I thought about it again today when I read this piece I wrote for Literary Mama four years ago. I used to long for that time to write when the children were young. Now that I have this time without them, and all to myself I'm totally taking it for granted, the way I took my 20s for granted.
I've been so wrapped up in my emotions, in my loss, in my drama, that I've been searching for something that I can only find within. It's like I'm searching for validation or affirmation when I already know the answer. I know I'm an awesome and interesting person. I have a great education, an extremely interesting job at a company that I love, I'm well-traveled, well-read, I'm passionate, very smart and apparently I'm still sexy and attractive.

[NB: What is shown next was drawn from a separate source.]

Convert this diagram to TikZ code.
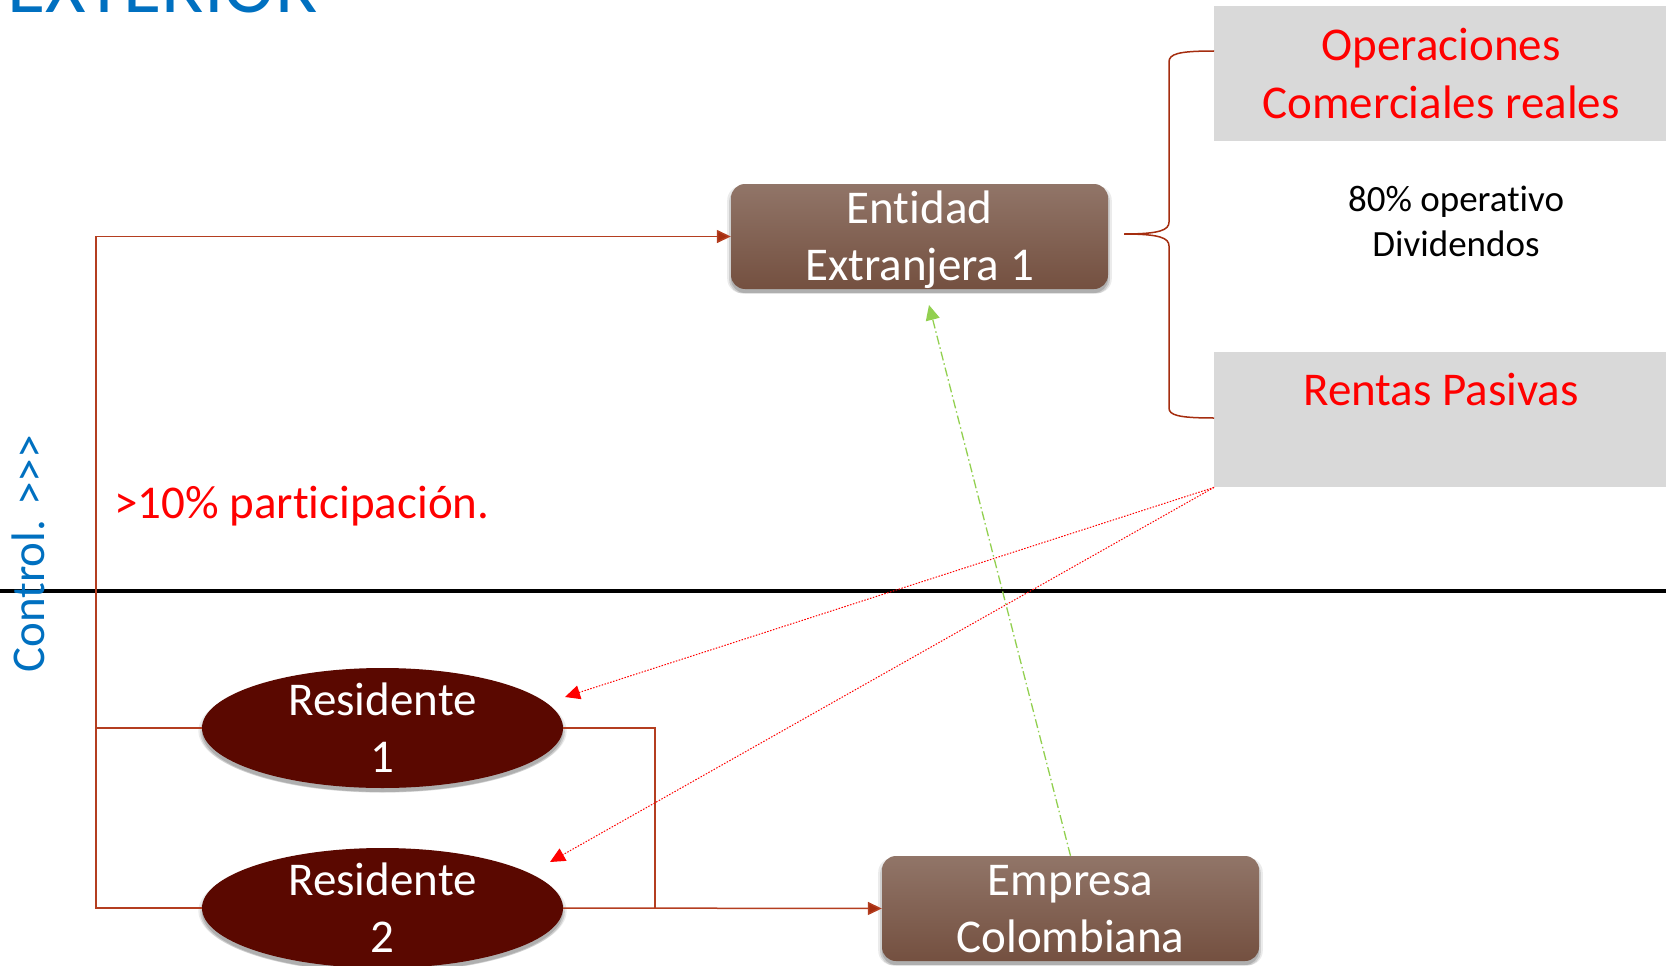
\documentclass[tikz,border=0pt]{standalone}
\usepackage{fontspec}
\setmainfont{Carlito}[Ligatures={NoCommon}]
\usetikzlibrary{shapes.geometric,arrows.meta,shadows,calc}
\definecolor{connc}{RGB}{180,62,32}
\definecolor{arrc}{RGB}{165,45,15}
\definecolor{boxtop}{RGB}{145,117,104}
\definecolor{boxbot}{RGB}{116,80,64}
\definecolor{resfill}{RGB}{90,8,0}
\definecolor{greyfill}{RGB}{217,217,217}
\definecolor{bluetxt}{RGB}{0,112,192}
\definecolor{redtxt}{RGB}{255,0,0}
\definecolor{greenarr}{RGB}{146,208,80}
\newcommand\fsmain{\fontsize{47}{57}\selectfont}
\newcommand\fssmall{\fontsize{37}{45}\selectfont}
\newcommand\tisep{t\kern0pt i}
\begin{document}
\begin{tikzpicture}[x=1pt,y=-1pt,
  softshadow/.style={
     general shadow={shadow xshift=0pt, shadow yshift=-3pt, shadow scale=1.02, opacity=0.08, fill=black},
     general shadow={shadow xshift=0pt, shadow yshift=-4pt, shadow scale=1.01, opacity=0.12, fill=black},
     general shadow={shadow xshift=0pt, shadow yshift=-4pt, opacity=0.15, fill=black}},
  brownbox/.style={rectangle, rounded corners=14pt, minimum width=377pt, minimum height=105pt, inner sep=0pt,
     top color=boxtop, bottom color=boxbot, draw=none, softshadow},
  resell/.style={ellipse, minimum width=361pt, minimum height=120pt, inner sep=0pt, fill=resfill, softshadow},
  greybox/.style={rectangle, fill=greyfill, draw=none, inner sep=0pt},
  wlabel/.style={anchor=base, inner sep=0pt, text=white, font=\fsmain},
  rlabel/.style={anchor=base, inner sep=0pt, text=redtxt, font=\fsmain},
  conn/.style={draw=connc, line width=1.5pt},
  connarr/.style={conn, -{Triangle[length=14pt,width=13pt,fill=arrc]}},
  reddot/.style={draw=redtxt, line width=1pt, dash pattern=on 1.5pt off 1.5pt, -{Triangle[length=15pt,width=14pt]}},
  greendash/.style={draw=greenarr, line width=1.3pt, dash pattern=on 9pt off 3pt on 1.5pt off 3pt, -{Triangle[length=15pt,width=14pt]}},
  bracestyle/.style={draw=arrc, line width=1.5pt}
]
\useasboundingbox (0,0) rectangle (1666,966);
\clip (0,0) rectangle (1666,966);

% title (cut off at top)
\node[anchor=base west, inner sep=0pt, text=bluetxt, font=\fontsize{78}{90}\selectfont] (title) at (7,13) {EXTERIOR};

% grey boxes
\node[greybox, minimum width=452pt, minimum height=135pt, anchor=north west] (ops) at (1214,6) {};
\node[greybox, minimum width=452pt, minimum height=135pt, anchor=north west] (rentas) at (1214,352) {};
\node[rlabel] (opsL1) at (1441,61) {Operaciones};
\node[rlabel] (opsL2) at (1441,118) {Comerciales reales};
\node[rlabel] (rentasL) at (1441,405) {Rentas Pasivas};
\node[anchor=base, inner sep=0pt, font=\fssmall] (op80a) at (1456,211) {80\% opera\tisep vo};
\node[anchor=base, inner sep=0pt, font=\fssmall] (op80b) at (1456,256) {Dividendos};

% brace
\draw[bracestyle] (1214,51) .. controls (1178,51) and (1169,54) .. (1169,62) -- (1169,222)
  .. controls (1169,230) and (1160,234) .. (1124,234)
  .. controls (1160,234) and (1169,238) .. (1169,246) -- (1169,408)
  .. controls (1169,415) and (1178,418) .. (1214,418);

% horizontal black divider
\draw[line width=3.2pt, black] (0,591) -- (1666,591);

% main nodes
\node[brownbox] (ent) at (919.5,236.5) {};
\node[wlabel] (entL1) at (919.5,223) {En\tisep dad};
\node[wlabel] (entL2) at (919.5,280) {Extranjera 1};

\node[brownbox] (emp) at (1070.5,908.5) {};
\node[wlabel] (empL1) at (1070.5,895) {Empresa};
\node[wlabel] (empL2) at (1070.5,952) {Colombiana};

\node[resell] (r1) at (382.5,728) {};
\node[wlabel] (r1L1) at (382.5,715) {Residente};
\node[wlabel] (r1L2) at (382.5,772) {1};

\node[resell] (r2) at (382.5,908) {};
\node[wlabel] (r2L1) at (382.5,895) {Residente};
\node[wlabel] (r2L2) at (382.5,952) {2};

% connectors
\coordinate (lc) at (96,236.5);
\coordinate (rc) at (655,728);
\draw[connarr] (r2.west) -| (lc) -- (ent.west);
\draw[conn] (r1.west) -- (r1.west -| lc);
\draw[conn] (r1.east) -- (rc) -- (rc |- r2.east);
\draw[connarr] (r2.east) -- (emp.west);

% dotted red arrows from Rentas Pasivas
\coordinate (t1) at (565,697);
\coordinate (t2) at (550,862);
\draw[reddot] (rentas.south west) -- (t1);
\draw[reddot] (rentas.south west) -- (t2);

% green dash-dot arrow
\coordinate (gtip) at (929,305);
\draw[greendash] (emp.north) -- (gtip);

% labels
\node[anchor=base west, inner sep=0pt, text=redtxt, font=\fsmain] (part) at (114,518) {>10\% par\tisep cipación.};
\node[rotate=90, anchor=base, inner sep=0pt, text=bluetxt, font=\fsmain] (ctrl) at (44,554) {Control. >{}>{}>};
\end{tikzpicture}
\end{document}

The truth is, I don't need for someone to tell me any of these things. I know myself. I don't need to be wasting my time or my life looking for validation. So one of my goals for my 42nd year is to stop doing that.
If I can stop wasting my time on trivial and mundane things then I can start using my free weekends for more intellectual things. These are my weekends for goodness sake and I'm wasting precious time! From now on on my free weekends I'm writing or feeding my mind intellectually. At least during the day and I will break for dinner and evening events that are worthy of my time.
That was my Aha! moment this weekend. (a la O Magazine) It took this weekend all alone and really pondering on my life and goals to realize this, or rather to be honest with myself. There are other things on my goal list like running with the kids, eating better (always on the list), making more money, remodeling the house, and the spiritual, but writing is definitely at the top of my list.